Mondelez International, Inc. 8-K 2012
SECURITIES AND EXCHANGE COMMISSION
Washington, D.C. 20549
Pursuant to Section 13 or 15(d) of the
Securities Exchange Act of 1934
Date of Report (Date of earliest event reported): January 5, 2012
KRAFT FOODS INC.
(Exact name of registrant as specified in its charter)
Registrants Telephone number, including area code: (847) 646-2000
(Former name or former address, if changed since last report.)
Check the appropriate box below if the Form 8-K filing is intended to simultaneously satisfy the filing obligation of the registrant under any of the following provisions (see General Instruction A.2. below):
Item 8.01. Other Events.
On January 10, 2012, Kraft Foods Inc. issued $800,000,000 aggregate principal amount of its Floating Rate Notes due 2013 (the Notes). The Notes were issued pursuant to an Indenture (the Indenture) dated as of October 17, 2001, by and between us and Deutsche Bank Trust Company Americas (as successor trustee to The Bank of New York and The Chase Manhattan Bank), as trustee, on the terms and conditions set forth in an Officers Certificate, dated January 10, 2012 (the Officers Certificate). A copy of the Officers Certificate is filed as Exhibit 4.1 to this report.
In connection with the issuance of the Notes, on January 5, 2012, we entered into a Terms Agreement (the Terms Agreement) with Citigroup Global Markets Inc. and RBS Securities Inc., as representatives of the several underwriters named therein (the Underwriters), pursuant to which we agreed to issue and sell the Notes to the Underwriters. The provisions of an Amended and Restated Underwriting Agreement dated as of February 28, 2011 (the Underwriting Agreement) are incorporated by reference into the Terms Agreement. A copy of the Underwriting Agreement is filed as Exhibit 1.1 and a copy of the Terms Agreement is filed as Exhibit 1.2 to this report.
We have filed with the Securities and Exchange Commission (the SEC) a Prospectus dated February 28, 2011 and a Prospectus Supplement (the Prospectus Supplement) dated January 5, 2012, each of which forms a part of our Registration Statement on Form S-3 (Registration No. 333-172488) (the Registration Statement) in connection with the public offering of the Notes. We are filing the items listed below as exhibits to this Current Report on Form 8-K for the purpose of incorporating them as exhibits to the Registration Statement.

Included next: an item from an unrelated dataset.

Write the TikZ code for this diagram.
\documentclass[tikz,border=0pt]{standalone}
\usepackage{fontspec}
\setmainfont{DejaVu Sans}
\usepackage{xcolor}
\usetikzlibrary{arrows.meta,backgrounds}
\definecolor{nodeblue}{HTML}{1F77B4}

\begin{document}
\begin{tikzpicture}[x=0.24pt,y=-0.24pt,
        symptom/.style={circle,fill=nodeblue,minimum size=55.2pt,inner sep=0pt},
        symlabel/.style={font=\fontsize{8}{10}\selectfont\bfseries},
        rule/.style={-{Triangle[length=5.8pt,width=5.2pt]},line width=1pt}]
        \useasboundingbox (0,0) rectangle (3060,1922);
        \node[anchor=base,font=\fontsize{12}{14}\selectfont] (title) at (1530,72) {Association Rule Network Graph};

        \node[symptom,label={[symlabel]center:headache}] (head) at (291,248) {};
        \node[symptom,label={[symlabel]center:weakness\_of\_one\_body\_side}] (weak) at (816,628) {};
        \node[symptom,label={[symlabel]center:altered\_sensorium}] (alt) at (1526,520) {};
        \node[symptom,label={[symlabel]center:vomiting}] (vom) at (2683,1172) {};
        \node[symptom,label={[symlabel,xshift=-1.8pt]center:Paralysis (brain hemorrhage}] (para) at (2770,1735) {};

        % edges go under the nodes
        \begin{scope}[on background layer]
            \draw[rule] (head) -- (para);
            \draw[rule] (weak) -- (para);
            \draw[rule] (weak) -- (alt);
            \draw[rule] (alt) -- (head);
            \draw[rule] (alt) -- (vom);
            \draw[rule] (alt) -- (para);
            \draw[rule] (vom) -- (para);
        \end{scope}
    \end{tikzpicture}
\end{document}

The Notes are subject to certain customary covenants, including limitations on our ability, with significant exceptions, (i) to incur debt secured by liens above a certain threshold, (ii) to engage in certain sale and leaseback transactions above a certain threshold and (iii) to consolidate, merge, convey or transfer our assets substantially as an entirety. In addition, upon public announcement of the record date for the previously announced proposed spin-off of our North American grocery business to our shareholders, we will be required to issue a notice of redemption of all of the Notes at a redemption price equal to 100% of the aggregate principal amount of the Notes, plus accrued and unpaid interest to the date of repurchase, as set forth in more detail in the Prospectus Supplement. Upon the occurrence of both (i) a change of control of us and (ii) a downgrade of the Notes below an investment grade rating by each of Moodys Investors Service, Inc., Standard & Poors Ratings Services and Fitch, Inc. within a specified period, we will be required to make an offer to purchase the Notes at a price equal to 101% of the aggregate principal amount of such Notes, plus accrued and unpaid interest to the date of repurchase as set forth in more detail in the Prospectus Supplement. We may redeem all, but not part, of a series of the Notes upon the occurrence of specified tax events as described in more detail in the Prospectus Supplement. A specimen of the Notes is filed as Exhibit 4.2 to this report.
Interest on the Notes is payable quarterly on January 10, April 10, July 10 and October 10, commencing April 10, 2012, to holders of record at the close of business 15 calendar days before the interest payment date. The Notes will bear interest at a rate per annum of LIBOR (determined as set forth in the Prospectus Supplement) plus 87.5 basis points and will be reset quarterly on January 10, April 10, July 10 and October 10. Interest on the Notes will be computed on the basis of a 360-day year and the actual number of days in each interest payment period.
The Notes will mature on July 10, 2013.
The Notes will be senior unsecured obligations and will rank equally in right of payment with all of our existing and future senior unsecured indebtedness.
In connection with the issuance of the Notes, Gibson, Dunn & Crutcher LLP and Hunton & Williams LLP provided legal opinions which are filed with this report as Exhibits 5.1 and 5.2.
Item 9.01 Financial Statements and Exhibits.
(d) List of Exhibits
Pursuant to the requirements of the Securities Exchange Act of 1934, the registrant has duly caused this report to be signed on its behalf by the undersigned hereunto duly authorized.